We next turn to the statutory definition of theft. Under Article 308
of the Revised Penal Code, its elements are spelled out as follows:
Art. 308. Who are liable for theft. — Theft is committed
by any person who, with intent to gain but without violence against
or intimidation of persons nor force upon things, shall take
personal property of another without the latter's consent.
Theft is likewise committed by:
1. Any person who, having found lost property, shall
fail to deliver the same to the local authorities or to
its owner;
2. Any person who, after having maliciously damaged
the property of another, shall remove or make use of
the fruits or object of the damage caused by him;
and
3. Any person who shall enter an inclosed estate or a
field where trespass is forbidden or which belongs to
another and without the consent of its owner, shall
hunt or fish upon the same or shall gather cereals,
or other forest or farm products.
Article 308 provides for a general definition of theft, and three
alternative and highly idiosyncratic means by which theft may be
committed. 41 In the present discussion, we need to concern ourselves
only with the general definition since it was under it that the prosecution
of the accused was undertaken and sustained.
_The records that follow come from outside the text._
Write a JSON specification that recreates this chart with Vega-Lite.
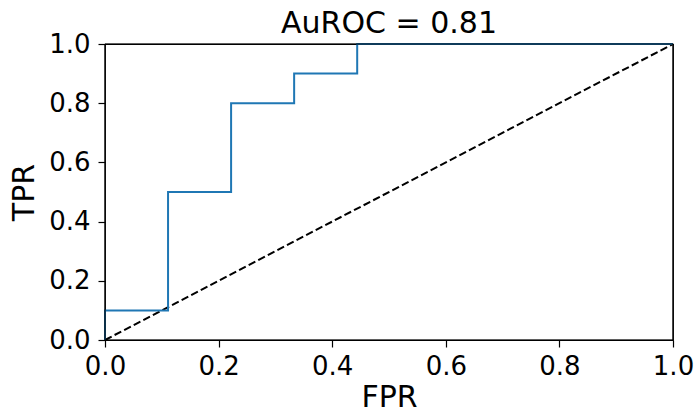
{
  "$schema": "https://vega.github.io/schema/vega-lite/v6.json",
  "width": 568,
  "height": 296,
  "autosize": {"type": "none"},
  "padding": {"left": 105, "top": 44, "right": 21, "bottom": 73},
  "background": "white",
  "title": {"text": "AuROC = 0.81", "font": "DejaVu Sans", "fontSize": 30, "fontWeight": "normal", "color": "black", "offset": -8, "frame": "group"},
  "config": {
    "view": {"stroke": "black", "strokeWidth": 1.2},
    "axis": {
      "labelFont": "DejaVu Sans", "labelFontSize": 26, "labelColor": "black",
      "titleFont": "DejaVu Sans", "titleFontSize": 30, "titleFontWeight": "normal", "titleColor": "black",
      "grid": false, "domain": false, "tickColor": "black", "tickSize": 7, "tickWidth": 1.2,
      "labelFlush": false, "labelOverlap": false
    }
  },
  "datasets": {
    "roc": [
      {"i": 0, "fpr": 0, "tpr": 0},
      {"i": 1, "fpr": 0, "tpr": 0.1},
      {"i": 2, "fpr": 0.111, "tpr": 0.1},
      {"i": 3, "fpr": 0.111, "tpr": 0.5},
      {"i": 4, "fpr": 0.222, "tpr": 0.5},
      {"i": 5, "fpr": 0.222, "tpr": 0.8},
      {"i": 6, "fpr": 0.333, "tpr": 0.8},
      {"i": 7, "fpr": 0.333, "tpr": 0.9},
      {"i": 8, "fpr": 0.444, "tpr": 0.9},
      {"i": 9, "fpr": 0.444, "tpr": 1.0},
      {"i": 10, "fpr": 1.0, "tpr": 1.0}
    ],
    "diag": [
      {"i": 0, "fpr": 0, "tpr": 0},
      {"i": 1, "fpr": 1, "tpr": 1}
    ],
    "frame": [
      {"x": 0, "x2": 0, "y": 0, "y2": 1},
      {"x": 1, "x2": 1, "y": 0, "y2": 1},
      {"x": 0, "x2": 1, "y": 0, "y2": 0},
      {"x": 0, "x2": 1, "y": 1, "y2": 1}
    ]
  },
  "layer": [
    {
      "data": {"name": "diag"},
      "mark": {"type": "line", "color": "black", "strokeWidth": 2, "strokeDash": [7.5, 3.3]},
      "encoding": {
        "x": {"field": "fpr", "type": "quantitative", "scale": {"domain": [0, 1]}, "axis": {"title": "FPR", "format": ".1f", "values": [0, 0.2, 0.4, 0.6, 0.8, 1.0], "labelPadding": 6, "titlePadding": 3}},
        "y": {"field": "tpr", "type": "quantitative", "scale": {"domain": [0, 1]}, "axis": {"title": "TPR", "format": ".1f", "values": [0, 0.2, 0.4, 0.6, 0.8, 1.0], "labelPadding": 8, "titlePadding": 9}},
        "order": {"field": "i"}
      }
    },
    {
      "data": {"name": "roc"},
      "mark": {"type": "line", "color": "#1f77b4", "strokeWidth": 2},
      "encoding": {
        "x": {"field": "fpr", "type": "quantitative"},
        "y": {"field": "tpr", "type": "quantitative"},
        "order": {"field": "i"}
      }
    },
    {
      "data": {"name": "frame"},
      "mark": {"type": "rule", "color": "black", "strokeWidth": 1.2},
      "encoding": {
        "x": {"field": "x", "type": "quantitative"},
        "x2": {"field": "x2"},
        "y": {"field": "y", "type": "quantitative"},
        "y2": {"field": "y2"}
      }
    }
  ]
}
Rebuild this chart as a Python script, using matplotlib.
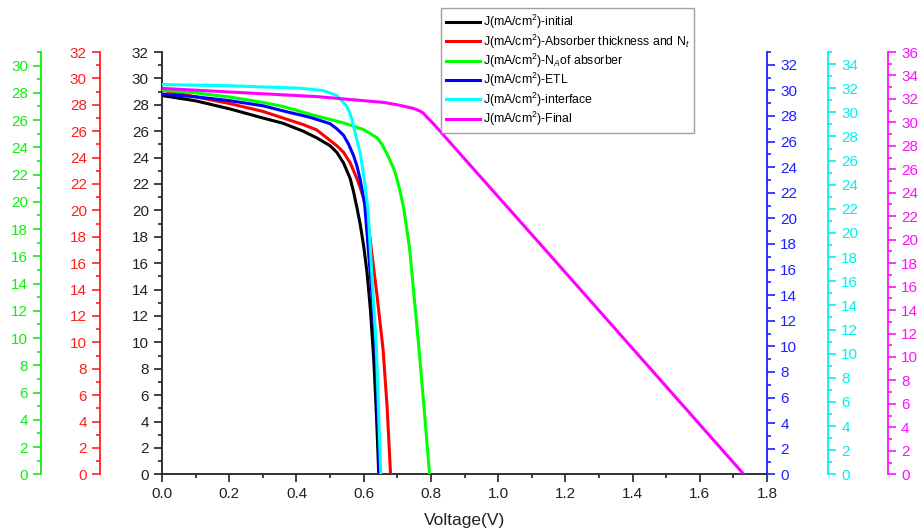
import numpy as np
import matplotlib
matplotlib.use('Agg')
import matplotlib.pyplot as plt
from matplotlib.ticker import MultipleLocator, FormatStrFormatter

plt.rcParams['font.family'] = ['Liberation Sans', 'DejaVu Sans']
plt.rcParams['mathtext.fontset'] = 'custom'
plt.rcParams['mathtext.rm'] = 'Liberation Sans'
plt.rcParams['mathtext.it'] = 'Liberation Sans:italic'

# J-V curves, each in the units of its own y axis
v_initial = [0, 0.1, 0.2, 0.3, 0.36, 0.42, 0.46, 0.5, 0.52, 0.54, 0.56, 0.57, 0.58, 0.59,
             0.6, 0.61, 0.62, 0.63, 0.638, 0.645]
j_initial = [28.7, 28.3, 27.7, 27.0, 26.6, 26.0, 25.5, 24.9, 24.4, 23.6, 22.4, 21.4, 20.2, 18.9,
             17.3, 15.3, 12.5, 8.7, 4.5, 0]

v_absorber = [0, 0.1, 0.2, 0.3, 0.36, 0.42, 0.46, 0.5, 0.52, 0.54, 0.56, 0.57, 0.58, 0.59,
              0.6, 0.61, 0.623, 0.64, 0.658, 0.67, 0.68]
j_absorber = [29.1, 28.6, 28.1, 27.5, 27.0, 26.5, 26.1, 25.3, 24.9, 24.4, 23.6, 23.0, 22.4, 21.7,
              20.9, 19.8, 17.0, 13.5, 9.4, 5.0, 0]

v_na = [0, 0.1, 0.2, 0.3, 0.36, 0.46, 0.54, 0.6, 0.62, 0.64, 0.655, 0.67, 0.69, 0.7, 0.71,
        0.72, 0.737, 0.765, 0.78, 0.796]
j_na = [28.2, 28.0, 27.7, 27.3, 27.0, 26.3, 25.8, 25.3, 25.0, 24.7, 24.2, 23.5, 22.4, 21.6, 20.6,
        19.4, 16.5, 9.1, 4.8, 0]

v_etl = [0, 0.1, 0.2, 0.3, 0.36, 0.44, 0.5, 0.52, 0.54, 0.555, 0.57, 0.58, 0.59, 0.603,
         0.614, 0.625, 0.636, 0.648]
j_etl = [29.7, 29.5, 29.2, 28.8, 28.4, 27.9, 27.4, 27.0, 26.5, 25.8, 24.9, 24.1, 23.0, 21.1,
         17.5, 13.9, 9.7, 0]

v_interface = [0, 0.2, 0.41, 0.48, 0.5, 0.52, 0.54, 0.55, 0.558, 0.565, 0.573, 0.58, 0.59,
               0.603, 0.613, 0.62, 0.638, 0.651]
j_interface = [32.3, 32.2, 32.0, 31.8, 31.6, 31.4, 30.8, 30.5, 30.0, 29.4, 28.5, 27.7, 26.6,
               24.2, 21.9, 18.6, 10.3, 0]

v_final = [0, 0.26, 0.46, 0.66, 0.7, 0.747, 0.765, 0.777, 0.79, 0.807, 1.154, 1.731]
j_final = [32.9, 32.5, 32.2, 31.7, 31.5, 31.2, 31.0, 30.8, 30.4, 29.9, 18.7, 0]

labels = ['J(mA/cm$^2$)-initial',
          'J(mA/cm$^2$)-Absorber thickness and N$_t$',
          'J(mA/cm$^2$)-N$_A$of absorber',
          'J(mA/cm$^2$)-ETL',
          'J(mA/cm$^2$)-interface',
          'J(mA/cm$^2$)-Final']

fig = plt.figure(figsize=(9.19, 5.31), dpi=100)
ax = fig.add_axes([162/919, 1 - 474.3/531, (767 - 162)/919, (474.3 - 52)/531])

def style_axis(a, color, side, offset, top):
    for s in ['top', 'right', 'left', 'bottom']:
        a.spines[s].set_visible(False)
    a.spines[side].set_visible(True)
    a.spines[side].set_color(color)
    a.spines[side].set_linewidth(1.3)
    a.spines[side].set_position(('outward', offset))
    a.yaxis.set_ticks_position(side)
    a.yaxis.set_label_position(side)
    a.set_ylim(0, top)
    a.yaxis.set_major_locator(MultipleLocator(2))
    a.yaxis.set_minor_locator(MultipleLocator(1))
    a.tick_params(axis='y', which='both', direction='out', colors=color, labelsize=11)
    a.tick_params(axis='y', which='major', length=6, width=1.2)
    a.tick_params(axis='y', which='minor', length=3, width=1.2)

ax_red = ax.twinx()
ax_green = ax.twinx()
ax_blue = ax.twinx()
ax_cyan = ax.twinx()
ax_mag = ax.twinx()

style_axis(ax, '#222222', 'left', 0, 32)
ax.spines['bottom'].set_visible(True)
ax.spines['bottom'].set_linewidth(1.3)
ax.spines['bottom'].set_color('#222222')
style_axis(ax_red, '#ff2020', 'left', 44.6, 32)
style_axis(ax_green, '#10ee10', 'left', 87, 31)
style_axis(ax_blue, '#2020ff', 'right', 0, 33)
style_axis(ax_cyan, '#00f0f0', 'right', 44, 35)
style_axis(ax_mag, '#ff10ff', 'right', 87, 36)

ax.set_xlim(0, 1.8)
ax.xaxis.set_major_locator(MultipleLocator(0.2))
ax.xaxis.set_minor_locator(MultipleLocator(0.1))
ax.tick_params(axis='x', which='both', direction='out', colors='#222222', labelsize=11)
ax.tick_params(axis='x', which='major', length=6, width=1.2)
ax.tick_params(axis='x', which='minor', length=3, width=1.2)
ax.xaxis.set_major_formatter(FormatStrFormatter('%.1f'))
ax.set_xlabel('Voltage(V)', fontsize=12.5, labelpad=8, color='#222222')

lw = 2.2
l1, = ax.plot(v_initial, j_initial, color='black', lw=lw)
l2, = ax_red.plot(v_absorber, j_absorber, color='#ff0000', lw=lw)
l3, = ax_green.plot(v_na, j_na, color='#00ff00', lw=lw)
l4, = ax_blue.plot(v_etl, j_etl, color='#0000ff', lw=lw)
l5, = ax_cyan.plot(v_interface, j_interface, color='#00ffff', lw=lw)
l6, = ax_mag.plot(v_final, j_final, color='#ff00ff', lw=lw)

leg = fig.legend([l1, l2, l3, l4, l5, l6], labels, loc='upper left',
                 bbox_to_anchor=(441/919, 1 - 8/531), fontsize=8.8,
                 frameon=True, fancybox=False, edgecolor='#888888',
                 handlelength=2.8, handletextpad=0.2, labelspacing=0.1,
                 borderpad=0.4, borderaxespad=0)
leg.get_frame().set_linewidth(1.0)

fig.savefig('out.png', dpi=100)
On the face of the
definition, there is only one operative act of execution by the actor
involved in theft — the taking of personal property of another. It is also
clear from the provision that in order that such taking may be qualified
as theft, there must further be present the descriptive circumstances
that the taking was with intent to gain; without force upon things or
violence against or intimidation of persons; and it was without the
consent of the owner of the property.
Indeed, we have long recognized the following elements of theft
as provided for in Article 308 of the Revised Penal Code, namely: (1)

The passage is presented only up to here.